The Bangladesh Securities and Exchange Commission (BSEC) asked four state-owned banks (SOBs) to make fresh investments in the capital market after forming special funds.

It also instructed Sonali, Janata, Rupali and Agrani banks to furnish information about their portfolio investment status as early as possible to the securities regulator, according to a letter issued on Tuesday.

“The investor base in Bangladesh’s capital market is mostly dominated by retail investors, whose size accounts for around 80 per cent of total investors. It is expected that institutional investors should dominate trading activities instead of retail ones to improve the stability of the country’s stock market,” said the letter.

On February 10, 2020, the Bangladesh Bank approved banks’ formation of a Tk 200 crore special fund to invest in the stock market, which will not be included in the calculation of the capital market exposure limit.

The fund will remain valid until February 2025, and the banks can take advantage of the loans until January 13, 2025.

The Banking Companies Act 1991, amended in 2013, allows a bank’s stock market exposure to up to 25 per cent of its capital, which includes paid-up capital, share premium, statutory reserve, and retained earnings.

BSEC spokesperson Mohammad Rezaul Karim told The Business Post that the stock market regulator requested the four banks to take the necessary steps to make fresh investments through their own portfolios.

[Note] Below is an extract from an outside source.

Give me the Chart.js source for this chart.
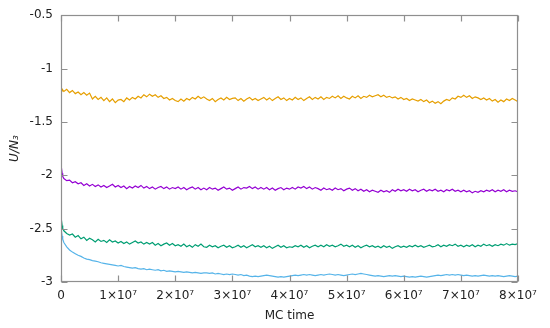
<!DOCTYPE html>
<html>
<head>
<meta charset="utf-8">
<script src="https://cdn.jsdelivr.net/npm/chart.js@4.4.1/dist/chart.umd.min.js"></script>
<style>
html,body{margin:0;padding:0;background:#fff;}
#c{display:block;}
</style>
</head>
<body>
<canvas id="c" width="550" height="328"></canvas>
<script>
// MC time in units of 10^6 steps
const mcTime = [0,0.05,0.1,0.2,0.3,
0.5,1,1.5,2,2.5,3,3.5,4,4.5,5,
5.5,6,6.5,7,7.5,8,8.5,9,9.5,10,
10.5,11,11.5,12,12.5,13,13.5,14,14.5,15,
15.5,16,16.5,17,17.5,18,18.5,19,19.5,20,
20.5,21,21.5,22,22.5,23,23.5,24,24.5,25,
25.5,26,26.5,27,27.5,28,28.5,29,29.5,30,
30.5,31,31.5,32,32.5,33,33.5,34,34.5,35,
35.5,36,36.5,37,37.5,38,38.5,39,39.5,40,
40.5,41,41.5,42,42.5,43,43.5,44,44.5,45,
45.5,46,46.5,47,47.5,48,48.5,49,49.5,50,
50.5,51,51.5,52,52.5,53,53.5,54,54.5,55,
55.5,56,56.5,57,57.5,58,58.5,59,59.5,60,
60.5,61,61.5,62,62.5,63,63.5,64,64.5,65,
65.5,66,66.5,67,67.5,68,68.5,69,69.5,70,
70.5,71,71.5,72,72.5,73,73.5,74,74.5,75,
75.5,76,76.5,77,77.5,78,78.5,79,79.5,80];

const orangeU = [-1.19,-1.20,-1.185,-1.21,-1.20,
-1.215,-1.195,-1.225,-1.205,-1.235,-1.22,-1.245,-1.225,-1.25,-1.23,
-1.285,-1.26,-1.29,-1.27,-1.30,-1.275,-1.31,-1.285,-1.32,-1.295,
-1.29,-1.31,-1.275,-1.295,-1.27,-1.285,-1.26,-1.275,-1.245,-1.265,
-1.24,-1.26,-1.245,-1.27,-1.255,-1.28,-1.27,-1.295,-1.28,-1.30,
-1.31,-1.285,-1.305,-1.28,-1.295,-1.27,-1.285,-1.26,-1.28,-1.265,
-1.285,-1.30,-1.28,-1.31,-1.29,-1.275,-1.295,-1.27,-1.29,-1.28,
-1.275,-1.30,-1.28,-1.305,-1.285,-1.27,-1.295,-1.28,-1.30,-1.285,
-1.27,-1.295,-1.275,-1.30,-1.28,-1.265,-1.29,-1.275,-1.30,-1.28,
-1.295,-1.27,-1.29,-1.275,-1.30,-1.28,-1.265,-1.29,-1.27,-1.285,
-1.265,-1.29,-1.27,-1.28,-1.26,-1.275,-1.255,-1.28,-1.26,-1.275,
-1.285,-1.26,-1.275,-1.255,-1.28,-1.26,-1.27,-1.25,-1.265,-1.255,
-1.245,-1.265,-1.25,-1.27,-1.26,-1.275,-1.265,-1.285,-1.27,-1.29,
-1.28,-1.30,-1.285,-1.295,-1.305,-1.29,-1.31,-1.295,-1.32,-1.305,
-1.325,-1.31,-1.33,-1.305,-1.29,-1.30,-1.275,-1.285,-1.26,-1.27,
-1.25,-1.27,-1.255,-1.28,-1.265,-1.275,-1.29,-1.275,-1.295,-1.28,
-1.305,-1.29,-1.315,-1.295,-1.31,-1.285,-1.30,-1.28,-1.295,-1.31];

const purpleU = [-1.74,-1.86,-1.93,-1.98,-2.01,
-2.03,-2.05,-2.045,-2.07,-2.06,-2.08,-2.07,-2.095,-2.08,-2.10,
-2.085,-2.105,-2.09,-2.11,-2.095,-2.115,-2.10,-2.085,-2.11,-2.095,
-2.115,-2.10,-2.125,-2.105,-2.12,-2.10,-2.115,-2.095,-2.12,-2.105,
-2.125,-2.11,-2.13,-2.115,-2.105,-2.125,-2.11,-2.13,-2.115,-2.125,
-2.11,-2.13,-2.115,-2.135,-2.12,-2.11,-2.13,-2.115,-2.135,-2.12,
-2.135,-2.115,-2.13,-2.12,-2.14,-2.125,-2.11,-2.13,-2.12,-2.14,
-2.125,-2.11,-2.13,-2.115,-2.12,-2.105,-2.125,-2.11,-2.13,-2.115,
-2.13,-2.115,-2.135,-2.12,-2.14,-2.125,-2.115,-2.135,-2.12,-2.13,
-2.115,-2.13,-2.11,-2.12,-2.105,-2.125,-2.11,-2.13,-2.115,-2.125,
-2.14,-2.12,-2.135,-2.125,-2.14,-2.12,-2.135,-2.125,-2.145,-2.13,
-2.12,-2.14,-2.125,-2.145,-2.13,-2.15,-2.135,-2.155,-2.14,-2.15,
-2.16,-2.14,-2.155,-2.145,-2.16,-2.135,-2.15,-2.13,-2.145,-2.135,
-2.15,-2.13,-2.145,-2.135,-2.155,-2.14,-2.13,-2.15,-2.135,-2.145,
-2.13,-2.15,-2.14,-2.155,-2.135,-2.145,-2.13,-2.15,-2.14,-2.155,
-2.14,-2.155,-2.145,-2.165,-2.15,-2.16,-2.145,-2.155,-2.14,-2.15,
-2.135,-2.155,-2.14,-2.15,-2.135,-2.155,-2.14,-2.15,-2.145,-2.155];

const greenU = [-2.05,-2.32,-2.42,-2.47,-2.50,
-2.52,-2.545,-2.56,-2.55,-2.58,-2.565,-2.595,-2.58,-2.61,-2.59,
-2.605,-2.625,-2.60,-2.62,-2.61,-2.63,-2.605,-2.625,-2.615,-2.635,
-2.62,-2.64,-2.625,-2.645,-2.63,-2.615,-2.635,-2.625,-2.645,-2.63,
-2.645,-2.63,-2.655,-2.64,-2.66,-2.645,-2.635,-2.655,-2.64,-2.66,
-2.65,-2.665,-2.645,-2.67,-2.655,-2.675,-2.65,-2.665,-2.645,-2.67,
-2.675,-2.655,-2.67,-2.66,-2.68,-2.665,-2.655,-2.675,-2.66,-2.68,
-2.67,-2.655,-2.675,-2.66,-2.68,-2.665,-2.65,-2.67,-2.66,-2.675,
-2.66,-2.68,-2.665,-2.685,-2.67,-2.655,-2.675,-2.66,-2.68,-2.67,
-2.675,-2.66,-2.67,-2.655,-2.675,-2.66,-2.68,-2.665,-2.655,-2.67,
-2.655,-2.67,-2.65,-2.665,-2.655,-2.67,-2.66,-2.645,-2.665,-2.655,
-2.67,-2.655,-2.675,-2.66,-2.68,-2.665,-2.655,-2.67,-2.66,-2.675,
-2.665,-2.68,-2.66,-2.675,-2.665,-2.685,-2.67,-2.66,-2.675,-2.665,
-2.675,-2.66,-2.67,-2.655,-2.67,-2.66,-2.675,-2.665,-2.655,-2.67,
-2.665,-2.65,-2.67,-2.655,-2.665,-2.65,-2.66,-2.645,-2.665,-2.655,
-2.67,-2.655,-2.665,-2.65,-2.67,-2.655,-2.665,-2.645,-2.66,-2.65,
-2.665,-2.65,-2.66,-2.645,-2.655,-2.64,-2.655,-2.645,-2.65,-2.64];

const blueU = [-2.30,-2.45,-2.52,-2.57,-2.60,
-2.63,-2.67,-2.70,-2.72,-2.735,-2.75,-2.76,-2.775,-2.785,-2.79,
-2.80,-2.805,-2.81,-2.82,-2.825,-2.83,-2.835,-2.84,-2.845,-2.85,
-2.845,-2.855,-2.86,-2.865,-2.87,-2.865,-2.875,-2.88,-2.875,-2.885,
-2.88,-2.885,-2.89,-2.885,-2.895,-2.89,-2.90,-2.895,-2.90,-2.905,
-2.90,-2.905,-2.91,-2.905,-2.91,-2.915,-2.91,-2.915,-2.92,-2.915,
-2.915,-2.92,-2.915,-2.925,-2.92,-2.925,-2.93,-2.925,-2.93,-2.925,
-2.93,-2.935,-2.93,-2.94,-2.935,-2.945,-2.95,-2.945,-2.95,-2.945,
-2.94,-2.935,-2.94,-2.945,-2.95,-2.955,-2.95,-2.955,-2.95,-2.945,
-2.94,-2.935,-2.94,-2.935,-2.93,-2.935,-2.93,-2.935,-2.94,-2.935,
-2.93,-2.935,-2.93,-2.925,-2.93,-2.935,-2.93,-2.935,-2.94,-2.935,
-2.93,-2.925,-2.93,-2.925,-2.92,-2.925,-2.93,-2.935,-2.94,-2.945,
-2.94,-2.945,-2.95,-2.945,-2.94,-2.945,-2.94,-2.945,-2.95,-2.945,
-2.95,-2.955,-2.95,-2.955,-2.95,-2.945,-2.95,-2.955,-2.95,-2.945,
-2.94,-2.935,-2.94,-2.935,-2.93,-2.935,-2.93,-2.935,-2.93,-2.935,
-2.94,-2.935,-2.94,-2.945,-2.94,-2.945,-2.94,-2.935,-2.94,-2.945,
-2.94,-2.945,-2.94,-2.945,-2.95,-2.945,-2.94,-2.945,-2.95,-2.945];

const xTickValues = [0,10,20,30,40,50,60,70,80];
const xTickLabels = ["0","1×10⁷","2×10⁷","3×10⁷","4×10⁷","5×10⁷","6×10⁷","7×10⁷","8×10⁷"];
const yTickValues = [-3,-2.5,-2,-1.5,-1,-0.5];
const yTickLabels = ["-3","-2.5","-2","-1.5","-1","-0.5"];

const seriesColors = ["#e69f00","#9400d3","#009e73","#56b4e9"];
const seriesData = [orangeU, purpleU, greenU, blueU];

const FONT = "'DejaVu Sans', sans-serif";

function toPoints(vals){ return vals.map((v,i)=>({x: mcTime[i], y: v})); }

const framePlugin = {
  id: 'frame',
  afterDraw(chart){
    const {ctx, chartArea:a, scales} = chart;
    const L = Math.round(a.left)+0.5, R = Math.round(a.right)-0.5;
    const T = Math.round(a.top)+0.5, B = Math.round(a.bottom)-0.5;
    ctx.save();
    ctx.strokeStyle = '#8f8f8f';
    ctx.lineWidth = 1.2;
    ctx.beginPath();
    const tl = 6;
    xTickValues.forEach(v=>{
      const px = Math.round(scales.x.getPixelForValue(v))+0.5;
      ctx.moveTo(px,B); ctx.lineTo(px,B-tl);
      ctx.moveTo(px,T); ctx.lineTo(px,T+tl);
    });
    yTickValues.forEach(v=>{
      const py = Math.round(scales.y.getPixelForValue(v))+0.5;
      ctx.moveTo(L,py); ctx.lineTo(L+tl,py);
      ctx.moveTo(R,py); ctx.lineTo(R-tl,py);
    });
    ctx.stroke();
    ctx.strokeRect(L,T,R-L,B-T);
    ctx.restore();
  }
};

new Chart(document.getElementById('c'), {
  type: 'line',
  data: {
    datasets: seriesData.map((d,i)=>({
      data: toPoints(d),
      borderColor: seriesColors[i],
      borderWidth: 1.2,
      pointRadius: 0,
      fill: false,
      tension: 0
    }))
  },
  options: {
    responsive: false,
    animation: false,
    devicePixelRatio: 1,
    layout: { padding: { top: 15, right: 32, left: 0, bottom: 0 } },
    plugins: { legend: { display: false }, tooltip: { enabled: false } },
    scales: {
      x: {
        type: 'linear', min: 0, max: 80,
        afterBuildTicks(scale){ scale.ticks = xTickValues.map(v=>({value:v})); },
        afterFit(scale){ scale.height = 46; },
        grid: { display: false, drawTicks: false },
        border: { display: false },
        ticks: {
          padding: 7, color: '#222', maxRotation: 0, autoSkip: false,
          font: { family: FONT, size: 12 },
          callback(v){ const i = xTickValues.indexOf(v); return i>=0 ? xTickLabels[i] : ''; }
        },
        title: { display: true, text: 'MC time', color: '#222',
          font: { family: FONT, size: 12 }, padding: { top: 0, bottom: 5 } }
      },
      y: {
        type: 'linear', min: -3, max: -0.5,
        afterBuildTicks(scale){ scale.ticks = yTickValues.map(v=>({value:v})); },
        afterFit(scale){ scale.width = 61; },
        grid: { display: false, drawTicks: false },
        border: { display: false },
        ticks: {
          padding: 8, color: '#222', autoSkip: false,
          font: { family: FONT, size: 12 },
          callback(v){ const i = yTickValues.indexOf(v); return i>=0 ? yTickLabels[i] : ''; }
        },
        title: { display: true, text: 'U/N₃', color: '#222',
          font: { family: FONT, size: 12, style: 'italic' }, padding: { top: 8, bottom: 0 } }
      }
    }
  },
  plugins: [framePlugin]
});
</script>
</body>
</html>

The banks have also been requested to form a special fund for increasing investment in the stock market, he said.

To prevent the market’s fall caused by the Russia-Ukraine conflict, the BSEC took a series of measures. On March 8, the BSEC instructed stock exchanges to calculate the lower limit circuit breaker at 2 per cent instead of 10 per cent. With effect from Thursday, the commission has fixed the limit at 5 percent.

The measures successfully prevented the market’s fall. The benchmark DSEX index added around 300 points after the mechanisms. Before the measures, the index continued to plunge and shed almost 500 points.

On March 14 this year, BSEC sought the latest positions of banks’ exposure to the capital market.